最近被一个bug困扰了一两天。
报错如下:
line 109, in _Similarity
dist_rho[dist_rho < 0] = 0
RuntimeError: CUDA error: device-side assert triggered
CUDA kernel errors might be asynchronously reported at some other API call,so the stacktrace below might be incorrect.
For debugging consider passing CUDA_LAUNCH_BLOCKING=1.

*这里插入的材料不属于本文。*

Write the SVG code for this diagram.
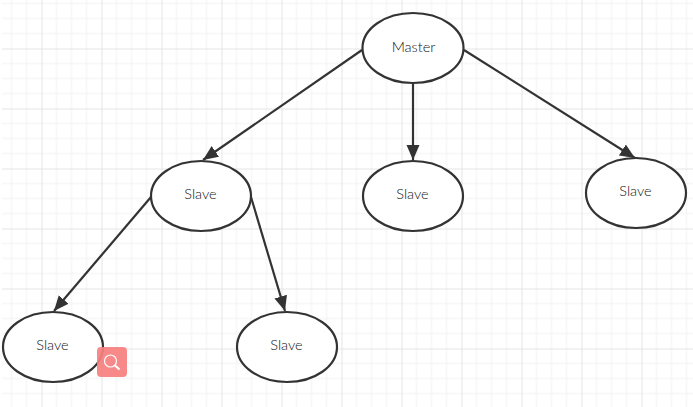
<svg xmlns="http://www.w3.org/2000/svg" width="693" height="407" viewBox="0 0 693 407">
<style>
.n{fill:#fff;stroke:#333;stroke-width:2.2}
.t{font-family:"Lato","Liberation Sans",sans-serif;font-size:14.500px;font-weight:300;fill:#111;text-anchor:middle}
.c{fill:none;stroke:#333;stroke-width:2.2;marker-end:url(#a)}
</style>
<defs>
<marker id="a" markerUnits="userSpaceOnUse" markerWidth="16" markerHeight="14" refX="15" refY="6.500" orient="auto"><path d="M0 0L15 6.500L0 13Z" fill="#333"/></marker>
<pattern id="g" width="60" height="60" patternUnits="userSpaceOnUse" x="-18.5" y="-11.5">
<path d="M15 0V60M30 0V60M45 0V60M0 15H60M0 30H60M0 45H60" fill="none" stroke="#f1f1f1" stroke-width="1"/>
<path d="M0 0.5H60M0.5 0V60" fill="none" stroke="#e4e4e4" stroke-width="1"/>
</pattern>
</defs>
<rect width="693" height="407" fill="#fff"/>
<rect x="2" y="0" width="691" height="407" fill="url(#g)"/>
<g id="connectors">
<path class="c" d="M362 50L203 160"/>
<path class="c" d="M413 83V160"/>
<path class="c" d="M464 50L635 158"/>
<path class="c" d="M151 197L54 311"/>
<path class="c" d="M251 197L285 311"/>
</g>
<g id="master"><ellipse class="n" cx="413" cy="48" rx="50.500" ry="35"/><text class="t" x="413.500" y="52">Master</text></g>
<g id="slave1"><ellipse class="n" cx="201" cy="196" rx="50" ry="35"/><text class="t" x="200.500" y="199">Slave</text></g>
<g id="slave2"><ellipse class="n" cx="413" cy="196" rx="50" ry="35"/><text class="t" x="412.500" y="199">Slave</text></g>
<g id="slave3"><ellipse class="n" cx="636" cy="193" rx="50" ry="35"/><text class="t" x="635.500" y="196">Slave</text></g>
<g id="slave4"><ellipse class="n" cx="53" cy="347" rx="50" ry="35"/><text class="t" x="52.500" y="350">Slave</text></g>
<g id="slave5"><ellipse class="n" cx="287" cy="347" rx="50" ry="35"/><text class="t" x="286.500" y="350">Slave</text></g>
<g id="search">
<rect x="97" y="347" width="30" height="30" rx="4" fill="#f67f7f" fill-opacity=".92"/>
<circle cx="110.500" cy="361" r="6" fill="none" stroke="#fff" stroke-width="1.200"/>
<path d="M115 365.500L119.500 369.500" fill="none" stroke="#fff" stroke-width="2.200"/>
</g>
</svg>
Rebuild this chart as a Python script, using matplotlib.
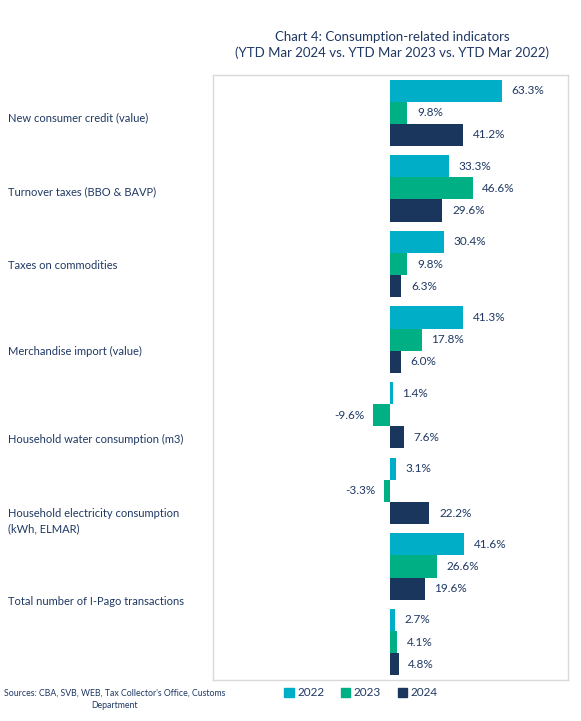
import matplotlib
matplotlib.use('Agg')
from matplotlib import pyplot as plt
from matplotlib.patches import Patch
from matplotlib.transforms import blended_transform_factory
import numpy as np

# data
categories = ['New consumer credit (value)', 'Turnover taxes (BBO & BAVP)',
              'Taxes on commodities', 'Merchandise import (value)',
              'Household water consumption (m3)',
              'Household electricity consumption\n(kWh, ELMAR)',
              'Total number of I-Pago transactions']
years = ['2022', '2023', '2024']
v2022 = [63.3, 33.3, 30.4, 41.3, 1.4, 3.1, 41.6, 2.7]
v2023 = [9.8, 46.6, 9.8, 17.8, -9.6, -3.3, 26.6, 4.1]
v2024 = [41.2, 29.6, 6.3, 6.0, 7.6, 22.2, 19.6, 4.8]

# the category labels in the original don't line up with the bar groups
label_pos = [0.06, 1.05, 2.02, 3.16, 4.32, 5.40, 6.46]

colors = ['#00AEC7', '#00AF84', '#1B365D']
txt = '#1F3864'
plt.rcParams['font.family'] = ['Lato', 'DejaVu Sans']

fig = plt.figure(figsize=(5.81, 7.21), dpi=100)
ax = fig.add_axes([0.3666, 0.057, 0.611, 0.839])

series = [v2022, v2023, v2024]
n = len(v2022)
y = np.arange(n)
h = 0.293
for i, vals in enumerate(series):
    pos = y + (i - 1) * h
    ax.barh(pos, vals, height=h, color=colors[i])
    for p, v in zip(pos, vals):
        if v >= 0:
            ax.annotate(f'{v:.1f}%', (v, p), xytext=(7, 0), textcoords='offset points',
                        ha='left', va='center', fontsize=8.5, color=txt)
        else:
            ax.annotate(f'{v:.1f}%', (v, p), xytext=(-6, 0), textcoords='offset points',
                        ha='right', va='center', fontsize=8.5, color=txt)

ax.set_xlim(-100, 100.5)
ax.set_ylim(n - 0.5, -0.5)
ax.set_xticks([])
ax.set_yticks([])
for s in ax.spines.values():
    s.set_color('#D9D9D9')
    s.set_linewidth(1)

trans = blended_transform_factory(fig.transFigure, ax.transData)
for lab, p in zip(categories, label_pos):
    ax.text(8 / 581, p, lab, transform=trans, ha='left', va='center',
            fontsize=8, color=txt, linespacing=1.5)

fig.text(392 / 581, 1 - 45 / 721,
         'Chart 4: Consumption-related indicators\n(YTD Mar 2024 vs. YTD Mar 2023 vs. YTD Mar 2022)',
         ha='center', va='center', fontsize=9.5, color=txt, linespacing=1.3)

fig.text(115 / 581, 1 - 699 / 721,
         "Sources: CBA, SVB, WEB, Tax Collector's Office, Customs\nDepartment",
         ha='center', va='center', fontsize=6.3, color=txt, linespacing=1.5)

handles = [Patch(color=c) for c in colors]
fig.legend(handles, years, loc='center', bbox_to_anchor=(361 / 581, 1 - 693 / 721),
           ncol=3, frameon=False, fontsize=8.5, handlelength=0.8, handleheight=0.8,
           handletextpad=0.3, columnspacing=1.4, labelcolor=txt)

fig.savefig('out.png', dpi=100)
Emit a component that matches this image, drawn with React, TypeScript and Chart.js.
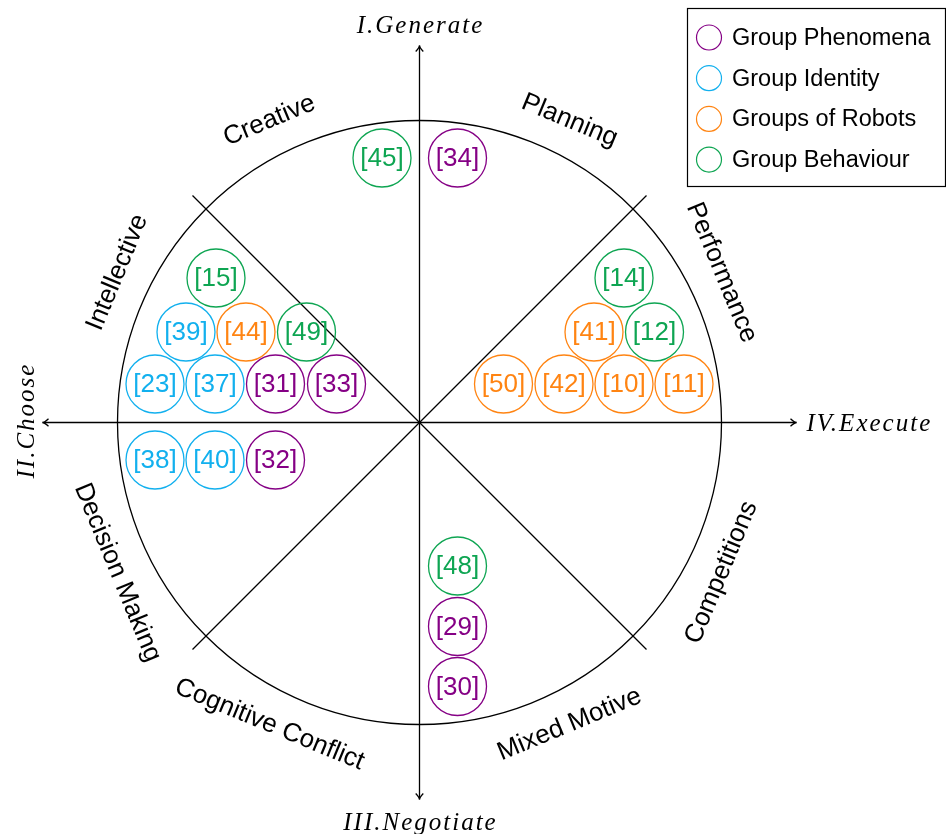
import React, { useEffect, useRef } from 'react';
import { Chart, registerables } from 'chart.js';
Chart.register(...registerables);

// ---- data ----
const groups = ['Group Phenomena', 'Group Identity', 'Groups of Robots', 'Group Behaviour'];
const groupColors = ['#850085', '#12B0EE', '#FF8412', '#0EA552'];

const phenomenaRefs = ['[34]', '[31]', '[33]', '[32]', '[29]', '[30]'];
const phenomenaX = [38, -144, -83, -144, 38, 38];
const phenomenaY = [264.5, 38.5, 38.5, -37.5, -204, -264];

const identityRefs = ['[39]', '[23]', '[37]', '[38]', '[40]'];
const identityX = [-233.5, -264.5, -204.5, -264.5, -204.5];
const identityY = [90.5, 38.5, 38.5, -37.5, -37.5];

const robotsRefs = ['[44]', '[41]', '[50]', '[42]', '[10]', '[11]'];
const robotsX = [-173.5, 174.5, 84, 144.5, 204.5, 264.5];
const robotsY = [90.5, 90.5, 38.5, 38.5, 38.5, 38.5];

const behaviourRefs = ['[45]', '[15]', '[49]', '[14]', '[12]', '[48]'];
const behaviourX = [-37.5, -203.5, -113, 204.5, 235, 38];
const behaviourY = [264.5, 144.5, 90.5, 144.5, 90.5, -143.5];

const sectorLabels = ['Creative', 'Planning', 'Performance', 'Competitions', 'Mixed Motive', 'Cognitive Conflict', 'Decision Making', 'Intellective'];
const axisLabels = ['I.Generate', 'II.Choose', 'III.Negotiate', 'IV.Execute'];

const CIRCLE_R = 302;
const DIAG = 227;
const AXIS_END = 377;

const groupRefs = [phenomenaRefs, identityRefs, robotsRefs, behaviourRefs];
const groupX = [phenomenaX, identityX, robotsX, behaviourX];
const groupY = [phenomenaY, identityY, robotsY, behaviourY];

// sector label layout (position in data units, rotation in degrees)
const sectorLayout: [number, number, number][] = [
  [-150, 302, -22.5],
  [150, 302, 22.5],
  [302, 150, 67.5],
  [302, -150, -67.5],
  [150, -302, -22.5],
  [-150, -302, 22.5],
  [-302, -150, 67.5],
  [-302, 150, -67.5],
];

const diagramPlugin = {
  id: 'diagram',
  beforeDatasetsDraw(chart: any) {
    const ctx = chart.ctx;
    const xs = chart.scales.x, ys = chart.scales.y;
    const X = (v: number) => xs.getPixelForValue(v);
    const Y = (v: number) => ys.getPixelForValue(v);
    const cx = X(0), cy = Y(0);
    const r = X(CIRCLE_R) - cx;
    ctx.save();
    ctx.strokeStyle = '#000';
    ctx.lineWidth = 1.3;
    ctx.beginPath();
    ctx.arc(cx, cy, r, 0, Math.PI * 2);
    ctx.stroke();
    // diagonals
    ctx.beginPath();
    ctx.moveTo(X(-DIAG), Y(DIAG));
    ctx.lineTo(X(DIAG), Y(-DIAG));
    ctx.moveTo(X(DIAG), Y(DIAG));
    ctx.lineTo(X(-DIAG), Y(-DIAG));
    ctx.stroke();
    // axes
    ctx.beginPath();
    ctx.moveTo(cx, Y(AXIS_END));
    ctx.lineTo(cx, Y(-AXIS_END));
    ctx.moveTo(X(-AXIS_END), cy);
    ctx.lineTo(X(AXIS_END), cy);
    ctx.stroke();
    // arrow heads
    const head = (tx: number, ty: number, dx: number, dy: number) => {
      const L = 6, W = 3.8;
      const px = -dy, py = dx;
      ctx.beginPath();
      ctx.moveTo(tx - dx * L + px * W, ty - dy * L + py * W);
      ctx.quadraticCurveTo(tx - dx * 2, ty - dy * 2, tx, ty);
      ctx.quadraticCurveTo(tx - dx * 2, ty - dy * 2, tx - dx * L - px * W, ty - dy * L - py * W);
      ctx.stroke();
    };
    head(cx, Y(AXIS_END), 0, -1);
    head(cx, Y(-AXIS_END), 0, 1);
    head(X(-AXIS_END), cy, -1, 0);
    head(X(AXIS_END), cy, 1, 0);
    ctx.restore();
  },
  afterDatasetsDraw(chart: any) {
    const ctx = chart.ctx;
    const xs = chart.scales.x, ys = chart.scales.y;
    const X = (v: number) => xs.getPixelForValue(v);
    const Y = (v: number) => ys.getPixelForValue(v);
    const cx = X(0), cy = Y(0);
    ctx.save();
    // bubble labels
    ctx.font = '26px "Liberation Sans", Arial, sans-serif';
    ctx.textAlign = 'center';
    ctx.textBaseline = 'middle';
    chart.data.datasets.forEach((ds: any, i: number) => {
      ctx.fillStyle = groupColors[i];
      ds.data.forEach((p: any) => {
        ctx.fillText(p.ref, X(p.x), Y(p.y) + 1);
      });
    });
    // sector labels
    ctx.fillStyle = '#000';
    ctx.font = '26px "Liberation Sans", Arial, sans-serif';
    sectorLabels.forEach((s, i) => {
      const [sx, sy, rot] = sectorLayout[i];
      ctx.save();
      ctx.translate(X(sx), Y(sy));
      ctx.rotate((rot * Math.PI) / 180);
      ctx.fillText(s, 0, 0);
      ctx.restore();
    });
    // axis labels
    ctx.font = 'italic 25px "Liberation Serif", "DejaVu Serif", serif';
    (ctx as any).letterSpacing = '2px';
    ctx.textBaseline = 'alphabetic';
    ctx.textAlign = 'center';
    ctx.fillText(axisLabels[0], cx + 1, Y(AXIS_END) - 13);
    ctx.fillText(axisLabels[2], cx + 1, Y(-AXIS_END) + 30);
    ctx.save();
    ctx.translate(X(-AXIS_END) - 9, cy - 2);
    ctx.rotate(-Math.PI / 2);
    ctx.fillText(axisLabels[1], 0, 0);
    ctx.restore();
    ctx.textAlign = 'left';
    ctx.fillText(axisLabels[3], X(AXIS_END) + 10, cy + 8);
    (ctx as any).letterSpacing = '0px';
    // legend
    const lx = 687.5, ly = 8.5, lw = 258, lh = 178;
    ctx.strokeStyle = '#000';
    ctx.lineWidth = 1.2;
    ctx.strokeRect(lx, ly, lw, lh);
    ctx.font = '23.5px "Liberation Sans", Arial, sans-serif';
    ctx.textBaseline = 'middle';
    groups.forEach((g, i) => {
      const yy = 37.5 + i * 40.7;
      ctx.strokeStyle = groupColors[i];
      ctx.beginPath();
      ctx.arc(709, yy, 12.5, 0, Math.PI * 2);
      ctx.stroke();
      ctx.fillStyle = '#000';
      ctx.fillText(g, 732, yy + 1);
    });
    ctx.restore();
  },
};

export default function App() {
  const ref = useRef<HTMLCanvasElement>(null);
  useEffect(() => {
    if (!ref.current) return;
    const datasets = groups.map((g, i) => ({
      label: g,
      data: groupRefs[i].map((rf, j) => ({ x: groupX[i][j], y: groupY[i][j], ref: rf })),
      pointRadius: 29,
      pointHoverRadius: 29,
      pointStyle: 'circle',
      backgroundColor: 'rgba(0,0,0,0)',
      borderColor: groupColors[i],
      borderWidth: 1.3,
      clip: false,
    }));
    const chart = new Chart(ref.current, {
      type: 'scatter',
      data: { datasets } as any,
      options: {
        animation: false,
        responsive: false,
        events: [],
        layout: { padding: 0, autoPadding: false },
        plugins: { legend: { display: false }, tooltip: { enabled: false } },
        scales: {
          x: { type: 'linear', display: false, min: -419.5, max: 526.5 },
          y: { type: 'linear', display: false, min: -411.5, max: 422.5 },
        },
      },
      plugins: [diagramPlugin],
    });
    return () => chart.destroy();
  }, []);
  return (
    <div style={{ position: 'absolute', left: 0, top: 0, width: 946, height: 834, background: '#fff' }}>
      <canvas ref={ref} width={946} height={834} style={{ display: 'block' }} />
    </div>
  );
}
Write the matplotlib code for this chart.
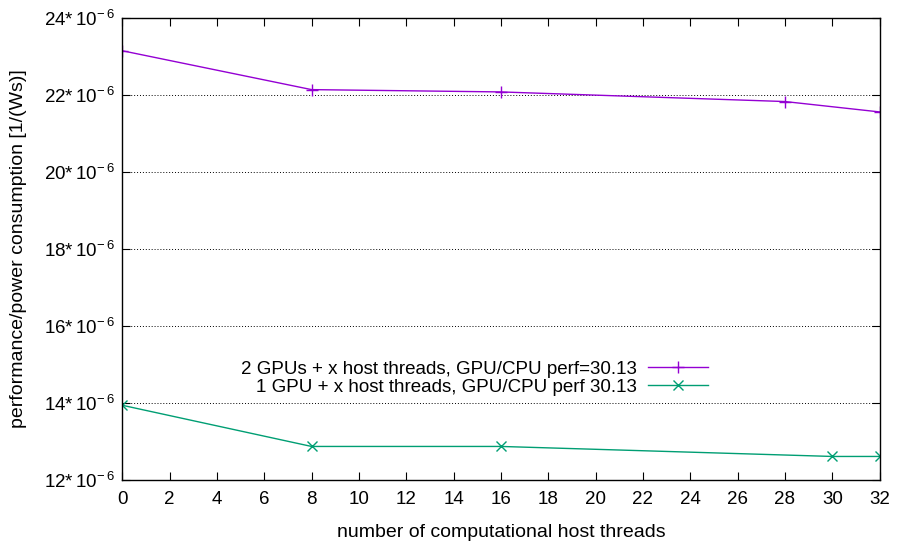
import matplotlib
matplotlib.use("Agg")
import matplotlib.pyplot as plt

plt.rcParams['font.family'] = ['Liberation Sans', 'DejaVu Sans']

threads_2gpu = [0, 8, 16, 28, 32]
perf_2gpu = [23.15, 22.14, 22.08, 21.83, 21.56]   # in 1e-6 1/(Ws)
threads_1gpu = [0, 8, 16, 30, 32]
perf_1gpu = [13.94, 12.87, 12.87, 12.61, 12.61]

label_2gpu = "2 GPUs + x host threads, GPU/CPU perf=30.13"
label_1gpu = "1 GPU + x host threads, GPU/CPU perf 30.13"

xticks = list(range(0, 33, 2))
yticks = [12, 14, 16, 18, 20, 22, 24]
ytick_labels = [r"$\mathregular{%d{*}\,10^{-\,6}}$" % v for v in yticks]

fig = plt.figure(figsize=(9.05, 5.46), dpi=100)
ax = fig.add_axes([0.135, 0.121, 0.837, 0.846])

ax.plot(threads_2gpu, perf_2gpu, color='#9400D3', marker='+', markersize=9,
        linewidth=1.0, label=label_2gpu)
ax.plot(threads_1gpu, perf_1gpu, color='#009E73', marker='x', markersize=7,
        linewidth=1.0, label=label_1gpu)

ax.set_xlim(0, 32)
ax.set_ylim(12, 24)
ax.set_xticks(xticks)
ax.set_yticks(yticks)
ax.set_yticklabels(ytick_labels)
ax.tick_params(direction='in', top=True, right=True, labelsize=13.5, length=6, width=0.8)
ax.tick_params(axis='x', pad=8)
ax.tick_params(axis='y', pad=5)
ax.grid(axis='y', linestyle=(0, (1, 2)), color='black', linewidth=0.7)
for s in ax.spines.values():
    s.set_linewidth(1.0)

ax.set_xlabel("number of computational host threads", fontsize=14)
ax.xaxis.set_label_coords(0.5, -0.095)
ax.set_ylabel("performance/power consumption [1/(Ws)]", fontsize=14)
ax.yaxis.set_label_coords(-0.125, 0.5)

leg = ax.legend(loc='upper right', bbox_to_anchor=(0.783, 0.275), frameon=False,
                fontsize=13.5, markerfirst=False, handlelength=3.2,
                labelspacing=0.05, borderaxespad=0, handletextpad=0.6)
for t in leg.get_texts():
    t.set_ha('right')

fig.savefig("out.png", dpi=100)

由于程序运行时间较长才会出现这个bug,数据量较大,debug也需要漫长的等待。
网上搜索有说设置的label 数量和网络最后一层输出的数量不一致,明显不适用于这个情况。最后搜索,index out of bounds"` failed.
得到如下这段话
the error message would give you the failing operation. However, the stack trace might point to the wrong line of code, due to the asynchronous behavior. You could rerun the code with: CUDA_LAUNCH_BLOCKING=1 python script.py args to get the proper stack trace with the offending operation.(https://discuss.pytorch.org/t/runtimeerror-cuda-error-device-side-assert-triggered-index-out-of-bounds-failed/87827)
通过CUDA_LAUNCH_BLOCKING=1 python main.py 定位程序真正出错的位置,来找越界的位置在哪个地方。再进行修改。